BM a. Dr.in Helga Konrad
Head of „Regional Implementation Initiative on Preventing &Combating Human Trafficking"
2000-2004 Vorsitzende des EU-Stabilitätspaktes Task Force gegen Menschenhandel für Südosteuropa und erste Sonderbeauftragte der OSZE
Menschenhandel hat viele unterschiedliche Gesichter. Immer aber zielt er auf die Ausbeutung von Menschen ab, oft begleitet von Gewalt gegen die Betroffenen. Die Opfer (vielfach Frauen und Kinder, aber auch Männer) werden sexuell ausgebeutet oder in Haushalten wie Sklav:innen gehalten; sie werden aber auch zum Zwecke der Ausbeutung ihrer Arbeitskraft in die Zwangsarbeit und Schuldknechtschaft gehandelt und verkauft. Besonders alarmierend ist die Tatsache, dass die Opfer immer jünger werden. Zunehmend werden Kinder und Jugendliche in die Porno-Industrie gehandelt und missbraucht, in die illegale Adoption verkauft, zwangsverheiratet oder zu Bettelei und Diebstahl genötigt bzw. zu verschiedenen kleinkriminellen Handlungen gezwungen.
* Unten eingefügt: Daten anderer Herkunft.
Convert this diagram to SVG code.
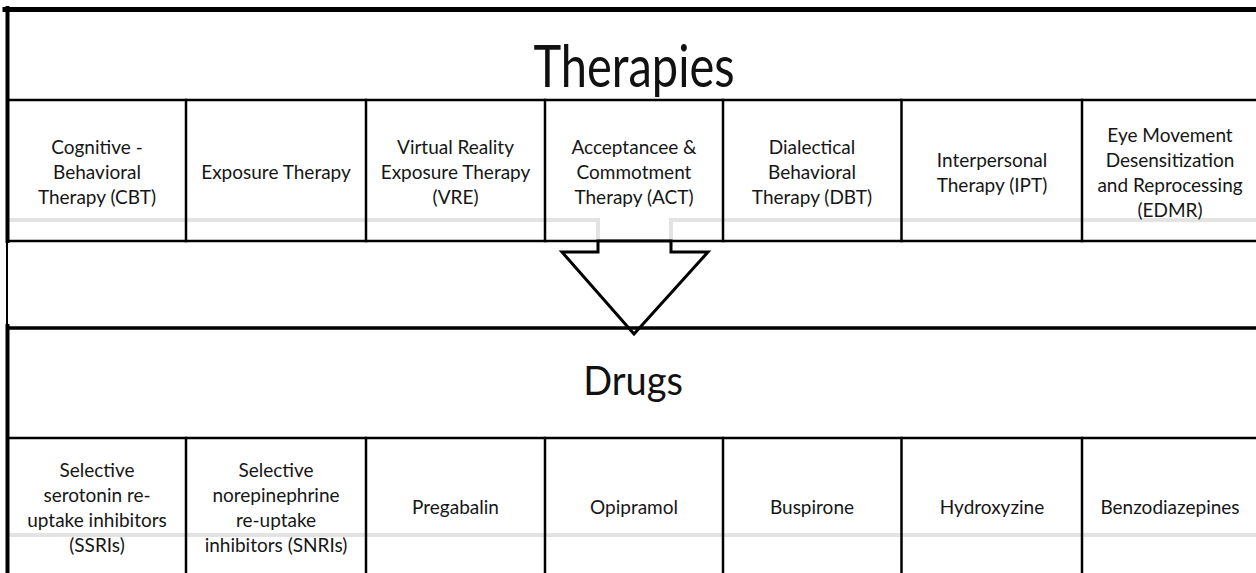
<svg xmlns="http://www.w3.org/2000/svg" width="1256" height="573" viewBox="0 0 1256 573">
  <style>
    .bg { fill: #ffffff; }
    .frame { stroke: #000000; fill: none; stroke-linecap: square; }
    .rule { stroke: #e3e3e3; stroke-width: 4; fill: none; }
    .cell { font-family: Lato, "Liberation Sans", sans-serif; font-size: 19px; fill: #161616; text-anchor: middle; }
    .title { font-family: Lato, "Liberation Sans", sans-serif; fill: #111111; text-anchor: middle; }
    .arrow { fill: #ffffff; stroke: #000000; stroke-width: 3; stroke-linejoin: miter; }
  </style>

  <rect class="bg" x="0" y="0" width="1256" height="573"/>

  <!-- light horizontal bands inside both tables -->
  <g id="bands">
    <path class="rule" d="M8,220 H598 V241 M671,241 V220 H1256"/>
    <path class="rule" d="M8,535 H1256"/>
  </g>

  <!-- Therapies table -->
  <g id="therapies">
    <line class="frame" x1="5" y1="9.5" x2="1256" y2="9.5" stroke-width="5"/>
    <line class="frame" x1="7.5" y1="8" x2="7.5" y2="241" stroke-width="4"/>
    <line class="frame" x1="8" y1="100" x2="1256" y2="100" stroke-width="2.5"/>
    <line class="frame" x1="8" y1="241" x2="1256" y2="241" stroke-width="2.5"/>
    <g stroke-width="2.5">
      <line class="frame" x1="186" y1="100" x2="186" y2="241"/>
      <line class="frame" x1="366" y1="100" x2="366" y2="241"/>
      <line class="frame" x1="545" y1="100" x2="545" y2="241"/>
      <line class="frame" x1="723" y1="100" x2="723" y2="241"/>
      <line class="frame" x1="901.5" y1="100" x2="901.5" y2="241"/>
      <line class="frame" x1="1082" y1="100" x2="1082" y2="241"/>
    </g>
    <text class="title" font-size="47" transform="translate(634,87) scale(1,1.25)">Therapies</text>
  </g>

  <g id="t-cbt">
    <text class="cell" x="97" y="154">Cognitive -</text>
    <text class="cell" x="97" y="179">Behavioral</text>
    <text class="cell" x="97" y="204">Therapy (CBT)</text>
  </g>
  <g id="t-exposure">
    <text class="cell" x="276" y="179">Exposure Therapy</text>
  </g>
  <g id="t-vre">
    <text class="cell" x="455.5" y="154">Virtual Reality</text>
    <text class="cell" x="455.5" y="179">Exposure Therapy</text>
    <text class="cell" x="455.5" y="204">(VRE)</text>
  </g>
  <g id="t-act">
    <text class="cell" x="634" y="154">Acceptancee &amp;</text>
    <text class="cell" x="634" y="179">Commotment</text>
    <text class="cell" x="634" y="204">Therapy (ACT)</text>
  </g>
  <g id="t-dbt">
    <text class="cell" x="812" y="154">Dialectical</text>
    <text class="cell" x="812" y="179">Behavioral</text>
    <text class="cell" x="812" y="204">Therapy (DBT)</text>
  </g>
  <g id="t-ipt">
    <text class="cell" x="992" y="166.5">Interpersonal</text>
    <text class="cell" x="992" y="191.5">Therapy (IPT)</text>
  </g>
  <g id="t-edmr">
    <text class="cell" x="1170" y="141.5">Eye Movement</text>
    <text class="cell" x="1170" y="166.5">Desensitization</text>
    <text class="cell" x="1170" y="191.5">and Reprocessing</text>
    <text class="cell" x="1170" y="216.5">(EDMR)</text>
  </g>

  <!-- link between the two tables -->
  <g id="connectors">
    <line class="frame" x1="7" y1="241" x2="7" y2="328" stroke-width="2"/>
    <polygon class="arrow" points="598,241 598,252 562,252 634,334 708,252 671,252 671,241"/>
  </g>

  <!-- Drugs table -->
  <g id="drugs">
    <line class="frame" x1="8" y1="328" x2="1256" y2="328" stroke-width="3.5"/>
    <line class="frame" x1="7.5" y1="326" x2="7.5" y2="573" stroke-width="4"/>
    <line class="frame" x1="8" y1="438" x2="1256" y2="438" stroke-width="2.5"/>
    <g stroke-width="2.5">
      <line class="frame" x1="186" y1="438" x2="186" y2="573"/>
      <line class="frame" x1="366" y1="438" x2="366" y2="573"/>
      <line class="frame" x1="545" y1="438" x2="545" y2="573"/>
      <line class="frame" x1="723" y1="438" x2="723" y2="573"/>
      <line class="frame" x1="901.5" y1="438" x2="901.5" y2="573"/>
      <line class="frame" x1="1082" y1="438" x2="1082" y2="573"/>
    </g>
    <text class="title" font-size="38" transform="translate(633,395) scale(1,1.05)">Drugs</text>
  </g>

  <g id="d-ssri">
    <text class="cell" x="97" y="476.5">Selective</text>
    <text class="cell" x="97" y="501.5">serotonin re-</text>
    <text class="cell" x="97" y="526.5">uptake inhibitors</text>
    <text class="cell" x="97" y="551.5">(SSRIs)</text>
  </g>
  <g id="d-snri">
    <text class="cell" x="276" y="476.5">Selective</text>
    <text class="cell" x="276" y="501.5">norepinephrine</text>
    <text class="cell" x="276" y="526.5">re-uptake</text>
    <text class="cell" x="276" y="551.5">inhibitors (SNRIs)</text>
  </g>
  <g id="d-pregabalin">
    <text class="cell" x="455.5" y="514">Pregabalin</text>
  </g>
  <g id="d-opipramol">
    <text class="cell" x="634" y="514">Opipramol</text>
  </g>
  <g id="d-buspirone">
    <text class="cell" x="812" y="514">Buspirone</text>
  </g>
  <g id="d-hydroxyzine">
    <text class="cell" x="992" y="514">Hydroxyzine</text>
  </g>
  <g id="d-benzo">
    <text class="cell" x="1170" y="514">Benzodiazepines</text>
  </g>
</svg>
Obwohl Menschenhandel in den vergangenen Jahren viel diskutiert wurde, werden gewisse Probleme im Zusammenhang mit der Bekämpfung von Menschenhandel immer noch unter den Tisch gekehrt; etliche Probleme werden im Ping Pong zwischen Institutionen, Politikbereichen und/oder Ländern und Behörden hin und her geschoben; immer noch existieren verworrene Auffassungen und unklare Abgrenzungen zwischen Menschenhandel und damit verbundenen Bereichen wie Migration, Prostitution, Schleuser/ Schleppertätigkeit etc. Es gibt nach wie vor keine nachhaltigen länderübergreifenden Implementierungsstrategien gegen Menschenhandel, vielmehr oft nur eine Anzahl (unkoordinierter) Aktivitäten und Projekte.
In unserem diesjährigen Think Tank-Event Anfang Oktober wollen wir uns deshalb schwerpunktmäßig mit den „toxischen Schnittstellen“ zwischen Migration, den verschiedenen Formen von Menschen-/ Frauen-/Kinderhandel und der damit im Zusammenhang stehenden Ausbeutung auseinandersetzen und einerseits die kursierenden, oft irreführenden, Annahmen und Stereotypen hinterfragen, und andererseits Überlegungen anstellen, wie sichergestellt werden kann, dass jede/r einzelne von Menschenhandel Betroffene Aufmerksamkeit und den richtigen Schutz erhält.
Werden die Opfer von Menschenhandel angesichts der von manchen Politiker:innen in Europa geschürten Feindseligkeit gegenüber Flüchtlingen und Migrant:innen absichtlich übersehen und als „illegale Einwanderer“ behandelt? Oder dienen die Maßnahmen zur Unterbindung der (irregulären) Migration und zur Abschiebung von Migrant:innen als gut gemeinte Maßnahmen zur „Rettung“ von Menschen vor Menschenhandel und „moderner Sklaverei“? Wer von den Migrant:innen, die Opfer von Menschenhandel werden, „rutscht durch das Netz“ und erhält keinen angemessenen Schutz? Hat es sich als hilfreich erwiesen, Menschenhandel und irreguläre Migration mit organisierter Kriminalität gleichzusetzen und von der Strafjustiz Lösungen zu erwarten? Und schließlich: Gibt es Beispiele für koordinierte Maßnahmen, an denen sowohl staatliche Behörden als auch die Zivilgesellschaft beteiligt sind, die als „bewährte Verfahren“ (good practice) betrachtet werden sollten? Österreichische und internationale Expert:innen werden die derzeitigen Ansätze und Modelle von „Migrationsmanagement“, die sich in erster Linie auf die Verhinderung irregulärer Migration durch verstärkte Grenzkontrollen konzentrieren, hinterfragen und Einblicke in die derzeitige Realität der Schnittstellen zwischen Menschenhandel, Schleuserkriminalität und Migration geben.